### Problem requirements
Copy each line that holds "this".

### Exercise inputs
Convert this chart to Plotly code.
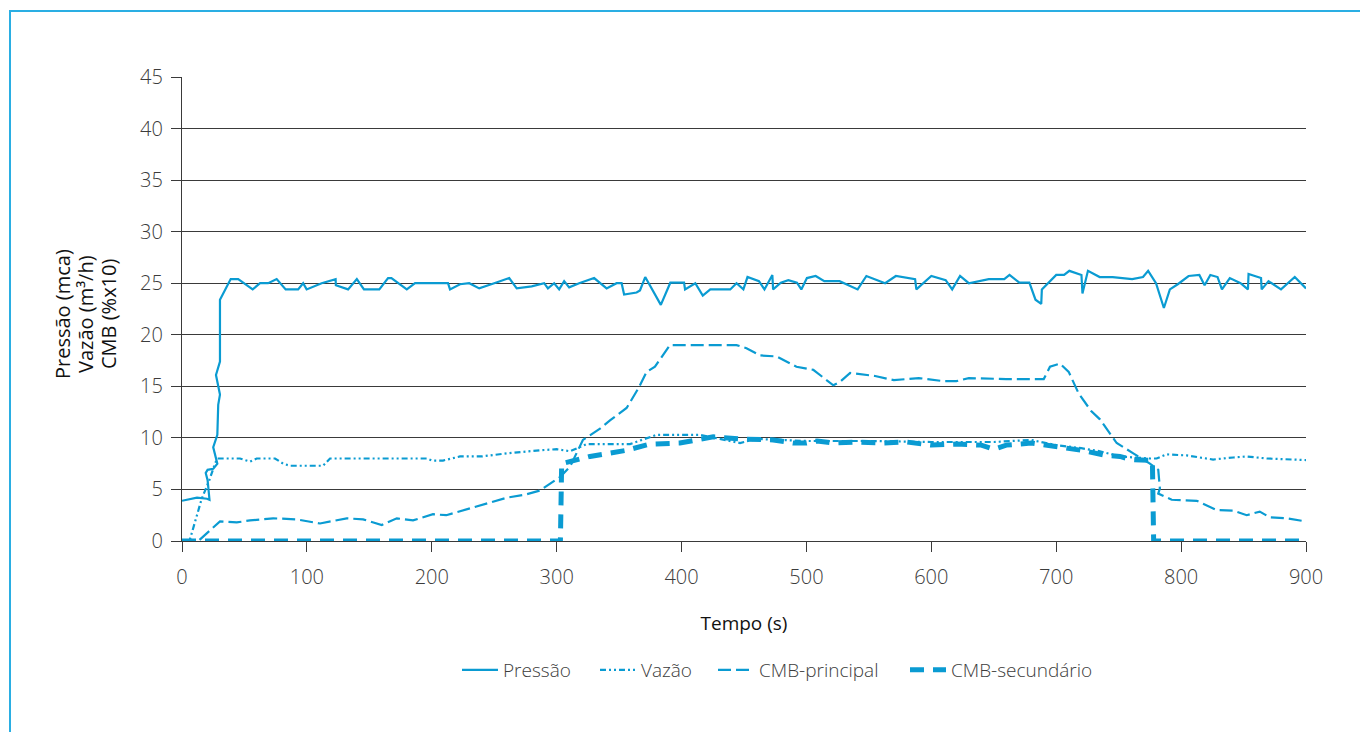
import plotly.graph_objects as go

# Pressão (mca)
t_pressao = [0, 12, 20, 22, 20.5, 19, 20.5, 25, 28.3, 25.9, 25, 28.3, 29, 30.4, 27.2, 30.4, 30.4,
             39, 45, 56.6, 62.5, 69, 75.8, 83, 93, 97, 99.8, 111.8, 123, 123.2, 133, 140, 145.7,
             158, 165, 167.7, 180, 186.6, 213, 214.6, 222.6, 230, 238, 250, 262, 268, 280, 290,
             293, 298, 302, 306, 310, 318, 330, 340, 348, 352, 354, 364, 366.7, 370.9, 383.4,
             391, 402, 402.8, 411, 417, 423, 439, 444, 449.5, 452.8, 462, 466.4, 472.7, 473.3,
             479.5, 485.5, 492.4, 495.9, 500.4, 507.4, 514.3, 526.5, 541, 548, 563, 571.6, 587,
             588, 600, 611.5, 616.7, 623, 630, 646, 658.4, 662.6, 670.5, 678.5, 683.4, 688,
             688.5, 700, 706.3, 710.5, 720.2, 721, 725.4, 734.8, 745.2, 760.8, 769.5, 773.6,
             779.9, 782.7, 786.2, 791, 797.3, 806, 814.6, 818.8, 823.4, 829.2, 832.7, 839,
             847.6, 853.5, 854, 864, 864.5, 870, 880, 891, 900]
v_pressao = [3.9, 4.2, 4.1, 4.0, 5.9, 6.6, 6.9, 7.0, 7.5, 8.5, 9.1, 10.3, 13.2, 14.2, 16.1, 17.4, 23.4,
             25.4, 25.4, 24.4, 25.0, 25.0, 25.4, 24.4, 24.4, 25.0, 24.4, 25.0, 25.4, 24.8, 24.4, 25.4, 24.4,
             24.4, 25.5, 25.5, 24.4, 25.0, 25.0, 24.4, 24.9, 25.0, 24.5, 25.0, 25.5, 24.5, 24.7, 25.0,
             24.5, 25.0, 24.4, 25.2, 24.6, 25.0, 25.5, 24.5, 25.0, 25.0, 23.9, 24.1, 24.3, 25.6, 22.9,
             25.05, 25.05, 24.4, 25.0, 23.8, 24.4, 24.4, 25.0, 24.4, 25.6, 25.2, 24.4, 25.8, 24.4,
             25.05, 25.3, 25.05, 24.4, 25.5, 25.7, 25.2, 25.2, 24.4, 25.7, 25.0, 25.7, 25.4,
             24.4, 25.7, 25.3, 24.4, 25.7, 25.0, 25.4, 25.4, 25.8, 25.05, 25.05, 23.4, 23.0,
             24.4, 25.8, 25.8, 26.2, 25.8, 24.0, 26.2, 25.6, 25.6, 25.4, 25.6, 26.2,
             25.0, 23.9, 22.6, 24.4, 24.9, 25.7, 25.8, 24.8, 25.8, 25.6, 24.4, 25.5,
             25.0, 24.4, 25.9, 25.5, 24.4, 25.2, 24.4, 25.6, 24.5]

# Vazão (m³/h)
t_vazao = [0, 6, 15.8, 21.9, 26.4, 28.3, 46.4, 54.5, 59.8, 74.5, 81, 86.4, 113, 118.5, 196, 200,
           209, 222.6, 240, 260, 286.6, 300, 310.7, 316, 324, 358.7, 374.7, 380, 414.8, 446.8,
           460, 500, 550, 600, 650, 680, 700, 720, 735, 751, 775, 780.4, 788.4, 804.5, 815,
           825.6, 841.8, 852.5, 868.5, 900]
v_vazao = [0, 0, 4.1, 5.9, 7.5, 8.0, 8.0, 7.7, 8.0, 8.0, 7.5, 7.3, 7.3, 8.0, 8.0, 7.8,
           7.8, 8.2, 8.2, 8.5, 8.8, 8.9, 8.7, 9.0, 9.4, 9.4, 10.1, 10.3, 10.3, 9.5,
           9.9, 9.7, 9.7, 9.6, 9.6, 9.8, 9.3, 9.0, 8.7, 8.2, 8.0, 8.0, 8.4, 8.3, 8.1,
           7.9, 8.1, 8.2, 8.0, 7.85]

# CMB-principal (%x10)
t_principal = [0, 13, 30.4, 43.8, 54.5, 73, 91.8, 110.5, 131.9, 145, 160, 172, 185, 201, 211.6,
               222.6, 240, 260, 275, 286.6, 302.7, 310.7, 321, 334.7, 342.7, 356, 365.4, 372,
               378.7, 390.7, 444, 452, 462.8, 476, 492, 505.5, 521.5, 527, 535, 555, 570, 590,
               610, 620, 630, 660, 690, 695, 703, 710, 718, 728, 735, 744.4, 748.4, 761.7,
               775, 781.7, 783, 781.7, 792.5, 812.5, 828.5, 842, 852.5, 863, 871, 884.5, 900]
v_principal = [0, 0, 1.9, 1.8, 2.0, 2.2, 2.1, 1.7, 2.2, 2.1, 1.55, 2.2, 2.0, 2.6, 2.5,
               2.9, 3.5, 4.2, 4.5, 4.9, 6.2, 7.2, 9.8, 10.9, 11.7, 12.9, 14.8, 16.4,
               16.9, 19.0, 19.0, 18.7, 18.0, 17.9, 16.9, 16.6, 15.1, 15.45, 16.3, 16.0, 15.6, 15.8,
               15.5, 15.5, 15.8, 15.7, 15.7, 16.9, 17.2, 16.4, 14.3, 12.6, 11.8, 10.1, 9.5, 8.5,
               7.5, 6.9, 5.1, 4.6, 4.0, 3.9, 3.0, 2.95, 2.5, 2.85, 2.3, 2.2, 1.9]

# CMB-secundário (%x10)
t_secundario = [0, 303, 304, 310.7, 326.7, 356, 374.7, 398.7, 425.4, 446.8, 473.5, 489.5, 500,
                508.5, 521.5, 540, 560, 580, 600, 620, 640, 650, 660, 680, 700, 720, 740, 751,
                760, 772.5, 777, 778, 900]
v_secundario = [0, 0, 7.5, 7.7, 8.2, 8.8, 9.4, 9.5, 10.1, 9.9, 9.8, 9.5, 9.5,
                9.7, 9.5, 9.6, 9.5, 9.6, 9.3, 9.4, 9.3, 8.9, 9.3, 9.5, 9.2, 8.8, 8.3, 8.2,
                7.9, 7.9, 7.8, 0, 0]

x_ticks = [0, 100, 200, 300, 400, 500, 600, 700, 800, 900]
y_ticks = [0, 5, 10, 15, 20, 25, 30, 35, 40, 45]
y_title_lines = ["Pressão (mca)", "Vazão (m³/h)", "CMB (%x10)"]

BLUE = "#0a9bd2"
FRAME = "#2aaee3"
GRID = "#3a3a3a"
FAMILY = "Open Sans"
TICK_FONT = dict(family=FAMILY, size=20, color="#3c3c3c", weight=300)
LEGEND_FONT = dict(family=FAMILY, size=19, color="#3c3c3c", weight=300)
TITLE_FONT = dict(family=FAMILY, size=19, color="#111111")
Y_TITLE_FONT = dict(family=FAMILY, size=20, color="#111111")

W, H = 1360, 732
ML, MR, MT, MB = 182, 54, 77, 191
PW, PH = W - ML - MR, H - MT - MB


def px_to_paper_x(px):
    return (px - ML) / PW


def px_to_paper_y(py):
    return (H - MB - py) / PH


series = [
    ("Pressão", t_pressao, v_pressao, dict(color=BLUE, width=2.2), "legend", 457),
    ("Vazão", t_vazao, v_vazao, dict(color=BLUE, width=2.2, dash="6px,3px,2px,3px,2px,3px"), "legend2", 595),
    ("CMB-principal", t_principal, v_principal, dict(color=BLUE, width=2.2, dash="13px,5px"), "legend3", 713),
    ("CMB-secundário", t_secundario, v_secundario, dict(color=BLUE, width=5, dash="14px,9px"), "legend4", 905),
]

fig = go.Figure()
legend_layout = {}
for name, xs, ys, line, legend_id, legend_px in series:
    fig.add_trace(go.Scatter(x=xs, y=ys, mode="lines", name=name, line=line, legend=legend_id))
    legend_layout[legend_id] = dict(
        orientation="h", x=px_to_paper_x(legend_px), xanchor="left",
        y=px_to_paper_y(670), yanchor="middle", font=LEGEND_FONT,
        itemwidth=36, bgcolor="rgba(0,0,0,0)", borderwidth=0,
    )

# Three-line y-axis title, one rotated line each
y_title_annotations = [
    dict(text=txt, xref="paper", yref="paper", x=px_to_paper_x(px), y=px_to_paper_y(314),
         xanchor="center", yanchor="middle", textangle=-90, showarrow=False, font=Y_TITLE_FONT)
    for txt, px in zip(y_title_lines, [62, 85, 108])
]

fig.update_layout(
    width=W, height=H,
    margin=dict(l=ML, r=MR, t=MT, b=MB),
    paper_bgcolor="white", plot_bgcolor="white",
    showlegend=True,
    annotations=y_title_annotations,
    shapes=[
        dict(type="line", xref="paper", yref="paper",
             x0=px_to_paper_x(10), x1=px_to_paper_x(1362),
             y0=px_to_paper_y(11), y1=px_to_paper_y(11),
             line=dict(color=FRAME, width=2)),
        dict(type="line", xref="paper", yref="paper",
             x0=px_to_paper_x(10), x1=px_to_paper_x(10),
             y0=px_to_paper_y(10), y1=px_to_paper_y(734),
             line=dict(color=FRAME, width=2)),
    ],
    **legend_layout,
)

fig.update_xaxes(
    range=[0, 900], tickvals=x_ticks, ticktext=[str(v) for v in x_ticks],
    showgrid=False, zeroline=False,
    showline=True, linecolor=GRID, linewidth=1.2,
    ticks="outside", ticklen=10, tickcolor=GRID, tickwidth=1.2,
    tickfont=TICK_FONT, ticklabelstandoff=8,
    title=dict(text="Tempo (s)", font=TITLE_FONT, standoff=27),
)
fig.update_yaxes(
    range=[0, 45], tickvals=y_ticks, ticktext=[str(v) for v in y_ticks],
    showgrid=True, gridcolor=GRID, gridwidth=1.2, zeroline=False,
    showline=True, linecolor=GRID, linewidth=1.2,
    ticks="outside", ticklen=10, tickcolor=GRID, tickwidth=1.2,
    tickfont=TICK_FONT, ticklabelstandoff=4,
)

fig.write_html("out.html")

--

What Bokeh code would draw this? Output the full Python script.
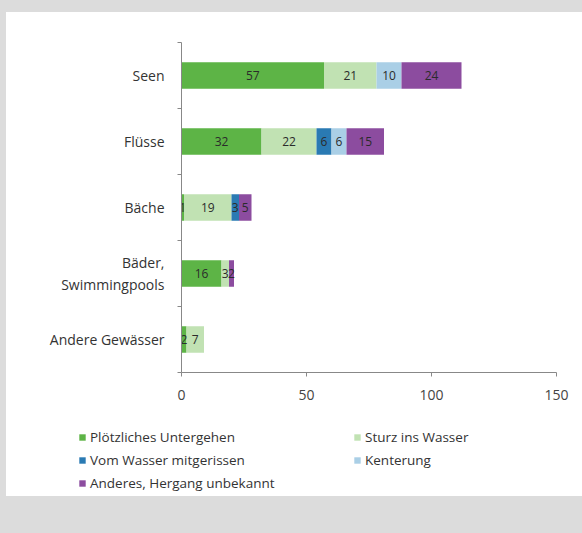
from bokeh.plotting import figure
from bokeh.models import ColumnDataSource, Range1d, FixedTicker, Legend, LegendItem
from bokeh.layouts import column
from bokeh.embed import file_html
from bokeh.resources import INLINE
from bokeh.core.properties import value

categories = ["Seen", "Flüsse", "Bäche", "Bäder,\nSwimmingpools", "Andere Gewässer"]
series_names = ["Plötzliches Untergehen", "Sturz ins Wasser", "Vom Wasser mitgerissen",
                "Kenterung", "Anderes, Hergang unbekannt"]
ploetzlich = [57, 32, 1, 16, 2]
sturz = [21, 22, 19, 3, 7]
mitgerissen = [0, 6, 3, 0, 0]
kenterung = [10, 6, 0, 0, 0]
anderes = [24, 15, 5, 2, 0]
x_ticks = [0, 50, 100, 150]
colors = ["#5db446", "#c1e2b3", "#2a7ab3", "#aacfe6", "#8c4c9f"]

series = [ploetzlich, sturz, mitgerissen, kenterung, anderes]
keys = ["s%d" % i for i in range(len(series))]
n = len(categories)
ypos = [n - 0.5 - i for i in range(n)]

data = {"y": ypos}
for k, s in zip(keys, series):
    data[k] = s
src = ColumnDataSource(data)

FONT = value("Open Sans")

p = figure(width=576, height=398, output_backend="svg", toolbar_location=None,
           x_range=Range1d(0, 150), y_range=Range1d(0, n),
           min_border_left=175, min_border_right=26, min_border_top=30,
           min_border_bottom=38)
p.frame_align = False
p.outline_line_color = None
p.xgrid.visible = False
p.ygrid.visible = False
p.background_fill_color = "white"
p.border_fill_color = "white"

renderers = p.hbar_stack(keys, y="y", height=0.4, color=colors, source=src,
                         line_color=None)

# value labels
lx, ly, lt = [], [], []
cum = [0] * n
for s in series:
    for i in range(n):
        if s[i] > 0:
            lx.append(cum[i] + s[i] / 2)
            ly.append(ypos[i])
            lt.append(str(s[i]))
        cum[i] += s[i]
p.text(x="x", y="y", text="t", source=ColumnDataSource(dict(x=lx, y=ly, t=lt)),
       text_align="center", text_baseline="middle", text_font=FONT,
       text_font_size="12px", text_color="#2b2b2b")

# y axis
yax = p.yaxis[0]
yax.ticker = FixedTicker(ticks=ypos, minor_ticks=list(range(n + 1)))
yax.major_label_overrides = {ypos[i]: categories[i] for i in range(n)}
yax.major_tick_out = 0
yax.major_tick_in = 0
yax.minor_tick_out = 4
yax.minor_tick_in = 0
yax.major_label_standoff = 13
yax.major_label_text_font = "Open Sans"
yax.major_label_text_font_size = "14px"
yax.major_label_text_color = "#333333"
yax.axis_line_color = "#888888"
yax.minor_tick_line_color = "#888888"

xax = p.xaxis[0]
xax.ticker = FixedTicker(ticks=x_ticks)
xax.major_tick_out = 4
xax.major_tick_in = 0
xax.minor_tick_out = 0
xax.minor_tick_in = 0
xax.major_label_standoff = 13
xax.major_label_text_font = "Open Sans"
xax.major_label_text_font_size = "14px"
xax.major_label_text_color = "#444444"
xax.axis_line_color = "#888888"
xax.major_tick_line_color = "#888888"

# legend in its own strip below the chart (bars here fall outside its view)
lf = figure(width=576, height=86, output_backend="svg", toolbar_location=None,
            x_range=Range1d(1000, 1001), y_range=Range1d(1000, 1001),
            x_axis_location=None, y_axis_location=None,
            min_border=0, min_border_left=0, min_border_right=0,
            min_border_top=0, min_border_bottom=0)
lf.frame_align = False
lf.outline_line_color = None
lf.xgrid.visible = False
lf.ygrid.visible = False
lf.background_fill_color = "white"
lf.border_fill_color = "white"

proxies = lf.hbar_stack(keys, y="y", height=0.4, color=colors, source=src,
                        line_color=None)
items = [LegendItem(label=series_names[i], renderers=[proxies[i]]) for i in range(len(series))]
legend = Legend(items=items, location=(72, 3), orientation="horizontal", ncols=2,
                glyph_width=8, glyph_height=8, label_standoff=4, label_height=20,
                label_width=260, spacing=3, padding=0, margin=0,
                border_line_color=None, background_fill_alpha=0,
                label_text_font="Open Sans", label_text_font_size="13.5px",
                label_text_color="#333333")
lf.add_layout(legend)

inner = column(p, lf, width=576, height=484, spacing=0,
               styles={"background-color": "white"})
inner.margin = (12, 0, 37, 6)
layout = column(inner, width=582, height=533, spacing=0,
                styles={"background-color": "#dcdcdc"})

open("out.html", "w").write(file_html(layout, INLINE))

### Written answer
Convert this chart to Plotly code.
What Bokeh code would draw this? Output the full Python script.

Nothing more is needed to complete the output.